Decision No. 15,697
Appeal of T.C., on behalf of her son J.C., from action of the Board of Education of the Freeport Union Free School District regarding student discipline.
Decision No. 15,697
(December 14, 2007)
Ian Heller, Esq., attorney for petitioner
Ingerman Smith, L.L.P., attorneys for respondent, Susan E. Fine, Esq., of counsel
MILLS, Commissioner.--Petitioner appeals the suspension of her son, J.C., by the Board of Education of the Freeport Union Free School District (“respondent”). The appeal must be dismissed.
This appeal arises from an incident that occurred on December 12, 2006 at respondent’s Freeport High School (“school”). At approximately 7:20 a.m., a group of three or four students, including J.C., allegedly intimidated, bullied and harassed another student in a locked classroom. The school’s principal suspended J.C. for five days for “intimidation, harassment or bullying without a weapon,” an alleged violation of respondent’s code of conduct.
On December 18, 2006, a superintendent’s hearing was held at which J.C. was found guilty as charged. The hearing officer recommended that J.C. be suspended through June 22, 2007 and that he be allowed to return to school on September 6, 2007. Later that day, respondent’s superintendent adopted the hearing officer’s findings and suspended J.C. through June 22, 2007. In addition, respondent’s superintendent also prohibited J.C. from attending summer school. By letter dated January 3, 2007, petitioner appealed this determination to respondent which, on January 11, 2007, upheld the superintendent’s decision. This appeal ensued. Petitioner’s request for interim relief was denied on March 1, 2007.

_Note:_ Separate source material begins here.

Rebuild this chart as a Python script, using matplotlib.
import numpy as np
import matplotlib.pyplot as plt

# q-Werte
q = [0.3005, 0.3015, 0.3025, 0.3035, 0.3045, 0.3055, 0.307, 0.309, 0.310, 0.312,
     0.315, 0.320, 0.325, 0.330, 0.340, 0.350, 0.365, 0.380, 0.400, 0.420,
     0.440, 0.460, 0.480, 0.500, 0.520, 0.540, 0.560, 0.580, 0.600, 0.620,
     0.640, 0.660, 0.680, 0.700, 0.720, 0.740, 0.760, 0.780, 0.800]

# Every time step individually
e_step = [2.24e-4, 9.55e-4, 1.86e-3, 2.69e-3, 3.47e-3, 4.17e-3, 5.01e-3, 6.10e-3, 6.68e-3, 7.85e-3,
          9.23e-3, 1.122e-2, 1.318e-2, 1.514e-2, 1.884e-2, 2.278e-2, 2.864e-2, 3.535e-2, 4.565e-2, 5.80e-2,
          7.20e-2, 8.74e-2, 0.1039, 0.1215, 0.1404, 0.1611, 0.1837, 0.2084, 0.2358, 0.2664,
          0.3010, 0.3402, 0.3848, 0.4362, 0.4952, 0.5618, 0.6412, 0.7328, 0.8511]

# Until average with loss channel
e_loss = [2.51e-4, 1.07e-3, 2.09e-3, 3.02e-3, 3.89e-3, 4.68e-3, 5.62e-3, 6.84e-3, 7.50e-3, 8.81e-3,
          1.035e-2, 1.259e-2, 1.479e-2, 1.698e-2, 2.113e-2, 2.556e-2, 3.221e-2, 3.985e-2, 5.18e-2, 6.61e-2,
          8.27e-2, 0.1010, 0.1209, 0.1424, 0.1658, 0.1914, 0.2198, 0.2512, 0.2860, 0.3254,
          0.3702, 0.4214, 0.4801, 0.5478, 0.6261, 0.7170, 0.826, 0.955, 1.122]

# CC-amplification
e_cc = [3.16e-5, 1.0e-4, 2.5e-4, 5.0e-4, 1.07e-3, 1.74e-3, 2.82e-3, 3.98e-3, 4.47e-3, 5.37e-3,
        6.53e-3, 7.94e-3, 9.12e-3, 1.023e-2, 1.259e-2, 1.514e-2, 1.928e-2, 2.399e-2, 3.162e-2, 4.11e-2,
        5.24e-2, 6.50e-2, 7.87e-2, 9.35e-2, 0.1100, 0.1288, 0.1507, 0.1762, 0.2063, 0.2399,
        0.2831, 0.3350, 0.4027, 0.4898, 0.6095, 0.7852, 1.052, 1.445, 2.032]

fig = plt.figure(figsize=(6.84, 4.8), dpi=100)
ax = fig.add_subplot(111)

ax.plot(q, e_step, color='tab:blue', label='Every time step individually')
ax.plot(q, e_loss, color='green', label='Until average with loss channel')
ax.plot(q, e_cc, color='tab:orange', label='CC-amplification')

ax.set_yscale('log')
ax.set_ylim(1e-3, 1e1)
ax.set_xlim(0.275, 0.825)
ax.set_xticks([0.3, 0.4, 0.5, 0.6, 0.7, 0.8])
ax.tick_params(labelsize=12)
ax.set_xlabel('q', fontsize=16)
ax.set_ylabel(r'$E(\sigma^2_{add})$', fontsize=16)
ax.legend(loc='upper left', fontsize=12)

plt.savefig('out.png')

Petitioner does not challenge respondent’s determination of guilt, but argues that her son’s suspension is excessive, that he should be returned to school and that his record should be edited or expunged. Respondent denies that the penalty is excessive and asserts among other things that J.C.’s suspension was justified by both his anecdotal record and prior Commissioner’s decisions.

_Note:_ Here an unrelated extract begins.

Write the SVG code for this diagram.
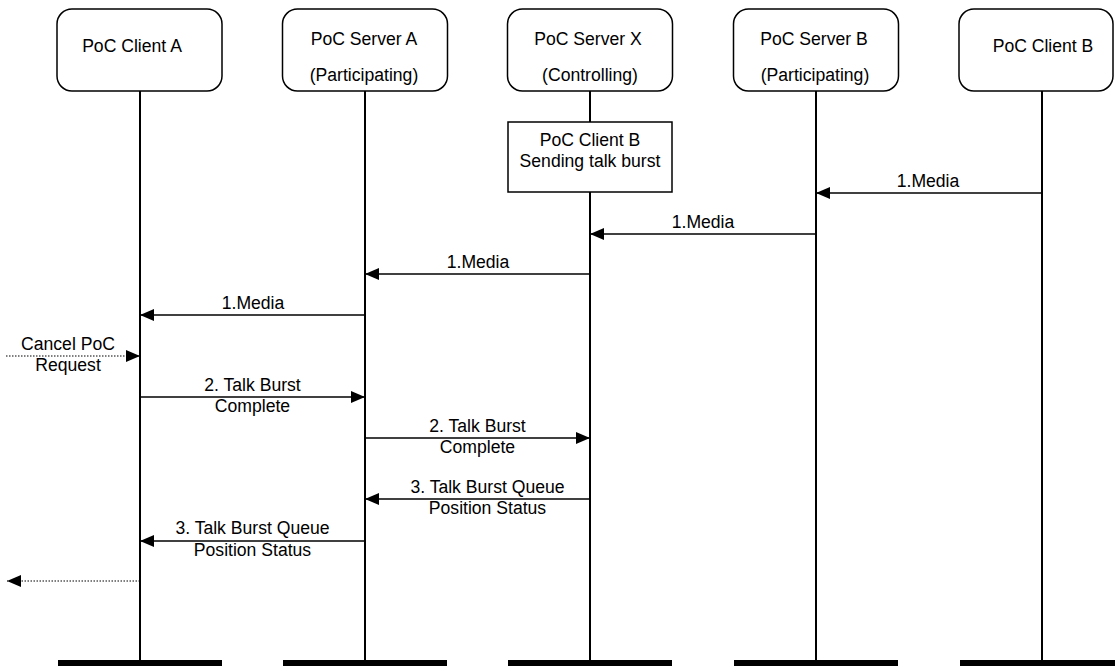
<svg xmlns="http://www.w3.org/2000/svg" width="1115" height="666" viewBox="0 0 1115 666">
<style>
  text { font-family: "Liberation Sans", Arial, sans-serif; font-size: 17.6px; fill: #000; text-anchor: middle; }
  .head { fill: #fff; stroke: #000; stroke-width: 1.5; }
  .life { stroke: #000; stroke-width: 2; }
  .bar { fill: #000; }
  .msg { stroke: #000; stroke-width: 1.5; fill: none; }
  .dot { stroke: #000; stroke-width: 1.2; stroke-dasharray: 1.5 1.5; fill: none; }
  .act { fill: #fff; stroke: #000; stroke-width: 1.5; }
</style>
<defs>
  <marker id="ah" markerWidth="14" markerHeight="12" refX="14" refY="6" orient="auto" markerUnits="userSpaceOnUse">
    <path d="M0,0 L14,6 L0,12 Z" fill="#000"/>
  </marker>
</defs>

<g id="lifelines">
  <line class="life" x1="140" y1="91" x2="140" y2="660"/>
  <line class="life" x1="365" y1="91" x2="365" y2="660"/>
  <line class="life" x1="590" y1="91" x2="590" y2="660"/>
  <line class="life" x1="816" y1="91" x2="816" y2="660"/>
  <line class="life" x1="1042" y1="91" x2="1042" y2="660"/>
  <rect class="bar" x="58" y="660" width="164" height="6"/>
  <rect class="bar" x="283" y="660" width="164" height="6"/>
  <rect class="bar" x="508" y="660" width="164" height="6"/>
  <rect class="bar" x="734" y="660" width="164" height="6"/>
  <rect class="bar" x="960" y="660" width="164" height="6"/>
</g>

<g id="clientA">
  <rect class="head" x="57" y="9" width="165" height="82" rx="15" ry="15"/>
  <text x="132" y="52">PoC Client A</text>
</g>
<g id="serverA">
  <rect class="head" x="282.5" y="9" width="165" height="82" rx="15" ry="15"/>
  <text x="364" y="45">PoC Server A</text>
  <text x="364" y="81">(Participating)</text>
</g>
<g id="serverX">
  <rect class="head" x="507.5" y="9" width="165" height="82" rx="15" ry="15"/>
  <text x="588" y="45">PoC Server X</text>
  <text x="590" y="81">(Controlling)</text>
</g>
<g id="serverB">
  <rect class="head" x="733.5" y="9" width="165" height="82" rx="15" ry="15"/>
  <text x="814" y="45">PoC Server B</text>
  <text x="815" y="81">(Participating)</text>
</g>
<g id="clientB">
  <rect class="head" x="959" y="9" width="154" height="82" rx="15" ry="15"/>
  <text x="1043" y="52">PoC Client B</text>
</g>

<g id="activity">
  <rect class="act" x="508" y="122" width="164" height="70"/>
  <text x="590" y="146">PoC Client B</text>
  <text x="590" y="167">Sending talk burst</text>
</g>

<g id="connectors">
  <line class="msg" x1="1042" y1="193" x2="816" y2="193" marker-end="url(#ah)"/>
  <line class="msg" x1="816" y1="234" x2="590" y2="234" marker-end="url(#ah)"/>
  <line class="msg" x1="590" y1="274" x2="365" y2="274" marker-end="url(#ah)"/>
  <line class="msg" x1="365" y1="315" x2="140" y2="315" marker-end="url(#ah)"/>
  <line class="dot" x1="6" y1="356" x2="140" y2="356" marker-end="url(#ah)"/>
  <line class="msg" x1="140" y1="397" x2="365" y2="397" marker-end="url(#ah)"/>
  <line class="msg" x1="365" y1="438" x2="590" y2="438" marker-end="url(#ah)"/>
  <line class="msg" x1="590" y1="499" x2="365" y2="499" marker-end="url(#ah)"/>
  <line class="msg" x1="365" y1="541" x2="140" y2="541" marker-end="url(#ah)"/>
  <line class="dot" x1="140" y1="581" x2="7" y2="581" marker-end="url(#ah)"/>
</g>

<g id="labels">
  <text x="928" y="187">1.Media</text>
  <text x="703" y="228">1.Media</text>
  <text x="478" y="268">1.Media</text>
  <text x="253" y="309">1.Media</text>
  <text x="68" y="350">Cancel PoC</text>
  <text x="68" y="371">Request</text>
  <text x="252.5" y="391">2. Talk Burst</text>
  <text x="252.5" y="412">Complete</text>
  <text x="477.5" y="432">2. Talk Burst</text>
  <text x="477.5" y="453">Complete</text>
  <text x="487.5" y="493">3. Talk Burst Queue</text>
  <text x="487.5" y="514">Position Status</text>
  <text x="252.5" y="534">3. Talk Burst Queue</text>
  <text x="252.5" y="556">Position Status</text>
</g>
</svg>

In cases of student discipline, the sanction imposed must be proportionate to the severity of the offense involved. The test to be applied in reviewing a penalty is whether it is so excessive as to warrant substitution of the Commissioner’s judgment for that of the board of education (Appeal of a Student Suspected of a Disability, 44 Ed Dept Rep 158, Decision No. 15,131; Appeals of J.J., 44 id. 113, Decision No. 15,115; Appeal of D.C., 43 id. 217, Decision No. 14,976). In an appeal to the Commissioner, a petitioner has the burden of demonstrating a clear legal right to the relief requested and the burden of establishing the facts upon which petitioner seeks relief (8 NYCRR §275.10; Appeal of Hoey and Kosowski, 45 Ed Dept Rep 501, Decision No. 15,394; Application of Bliss, 45 id. 308, Decision No. 15,331; Appeal of Rubinstein, 45 id. 299, Decision No. 15,329).

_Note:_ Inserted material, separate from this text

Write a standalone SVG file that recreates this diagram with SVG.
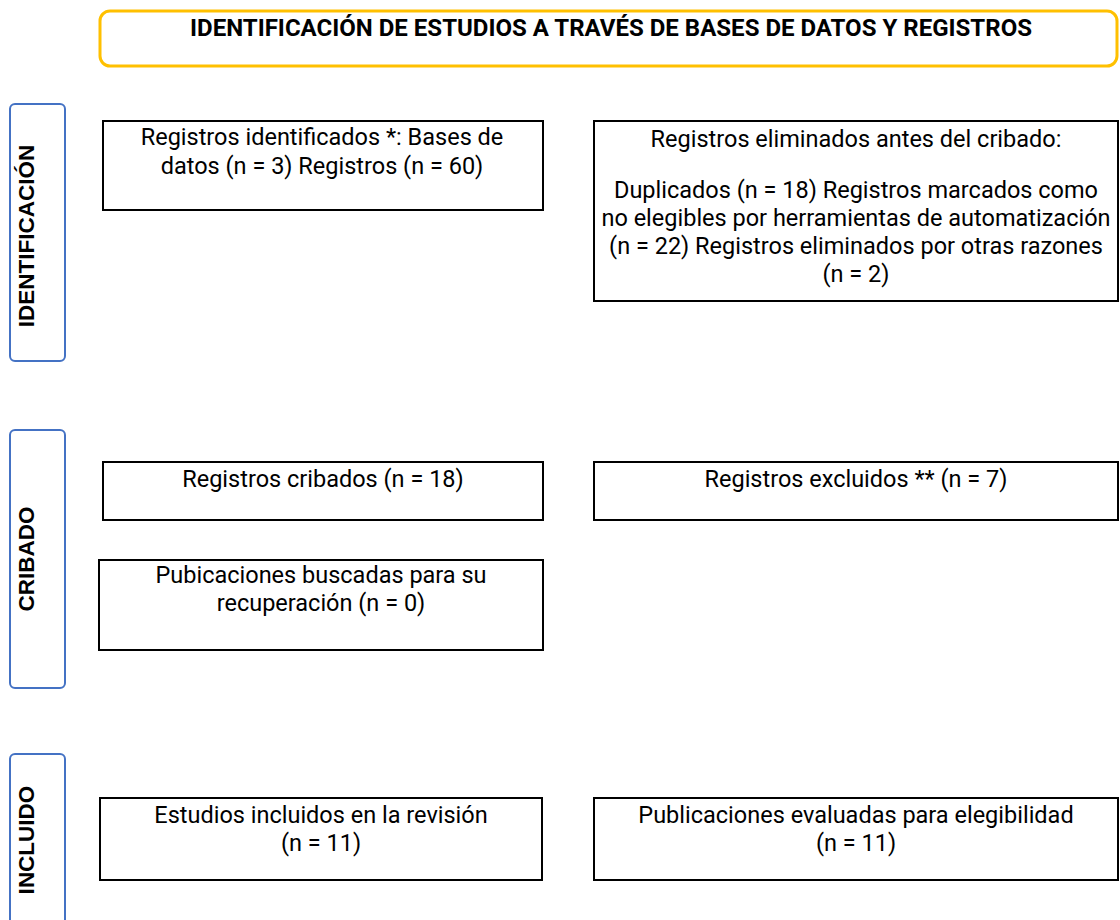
<svg xmlns="http://www.w3.org/2000/svg" width="1120" height="920" viewBox="0 0 1120 920">
<style>
.box{fill:#fff;stroke:#000;stroke-width:2}
.side{fill:#fff;stroke:#4472C4;stroke-width:2}
.hdr{fill:#fff;stroke:#FFC000;stroke-width:3}
.t{font-family:Roboto,"Liberation Sans",sans-serif;font-size:23.5px;fill:#000;text-anchor:middle}
.h{font-family:Roboto,"Liberation Sans",sans-serif;font-size:23px;font-weight:bold;fill:#000;text-anchor:middle}
.s{font-family:"Liberation Sans",Arial,sans-serif;font-size:22.5px;font-weight:bold;fill:#000;text-anchor:middle}
</style>
<rect width="1120" height="920" fill="#fff"/>
<g id="header">
<rect class="hdr" x="100" y="11" width="1017" height="55" rx="10"/>
<text class="h" x="611" y="36" textLength="842" lengthAdjust="spacingAndGlyphs">IDENTIFICACIÓN DE ESTUDIOS A TRAVÉS DE BASES DE DATOS Y REGISTROS</text>
</g>
<g id="side-identificacion">
<rect class="side" x="10" y="104" width="55" height="257" rx="5"/>
<text class="s" transform="translate(34,236) rotate(-90)">IDENTIFICACIÓN</text>
</g>
<g id="side-cribado">
<rect class="side" x="10" y="430" width="55" height="258" rx="5"/>
<text class="s" transform="translate(34,559) rotate(-90)">CRIBADO</text>
</g>
<g id="side-incluido">
<rect class="side" x="10" y="754" width="55" height="200" rx="5"/>
<text class="s" transform="translate(34,840) rotate(-90)">INCLUIDO</text>
</g>
<g id="registros-identificados">
<rect class="box" x="103" y="121" width="440" height="89"/>
<text class="t" x="322" y="145">Registros identificados *: Bases de</text>
<text class="t" x="322" y="174">datos (n = 3) Registros (n = 60)</text>
</g>
<g id="registros-eliminados">
<rect class="box" x="594" y="121" width="524" height="180"/>
<text class="t" x="856" y="147">Registros eliminados antes del cribado:</text>
<text class="t" x="856" y="198">Duplicados (n = 18) Registros marcados como</text>
<text class="t" x="856" y="226">no elegibles por herramientas de automatización</text>
<text class="t" x="856" y="254">(n = 22) Registros eliminados por otras razones</text>
<text class="t" x="856" y="282">(n = 2)</text>
</g>
<g id="registros-cribados">
<rect class="box" x="103" y="462" width="440" height="58"/>
<text class="t" x="323" y="487">Registros cribados (n = 18)</text>
</g>
<g id="registros-excluidos">
<rect class="box" x="594" y="462" width="524" height="58"/>
<text class="t" x="856" y="487">Registros excluidos ** (n = 7)</text>
</g>
<g id="publicaciones-buscadas">
<rect class="box" x="99" y="560" width="444" height="90"/>
<text class="t" x="321" y="583">Pubicaciones buscadas para su</text>
<text class="t" x="321" y="611">recuperación (n = 0)</text>
</g>
<g id="estudios-incluidos">
<rect class="box" x="100" y="798" width="442" height="82"/>
<text class="t" x="321" y="823">Estudios incluidos en la revisión</text>
<text class="t" x="321" y="851">(n = 11)</text>
</g>
<g id="publicaciones-evaluadas">
<rect class="box" x="594" y="798" width="524" height="82"/>
<text class="t" x="856" y="823">Publicaciones evaluadas para elegibilidad</text>
<text class="t" x="856" y="851">(n = 11)</text>
</g>
<g id="connectors"></g>
</svg>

Petitioner’s son was found guilty of “intimidation, harassment or bullying without a weapon.” Petitioner does not dispute this or explain why she feels that her son’s punishment was disproportionate to the offense. Rather, petitioner does little more than allege, in conclusory fashion, that her son’s punishment was “so excessive” that I should substitute my judgment for that of respondent. While a suspension for six months plus summer school may be severe in certain circumstances, I am unable to find on the record before me that petitioner has met her burden in demonstrating that it is excessive here. Moreover, the suspension has been served and I will not substitute my judgment for that of respondent. Petitioner’s appeal must therefore be dismissed.
In light of the foregoing disposition, I need not address respondent’s remaining contentions.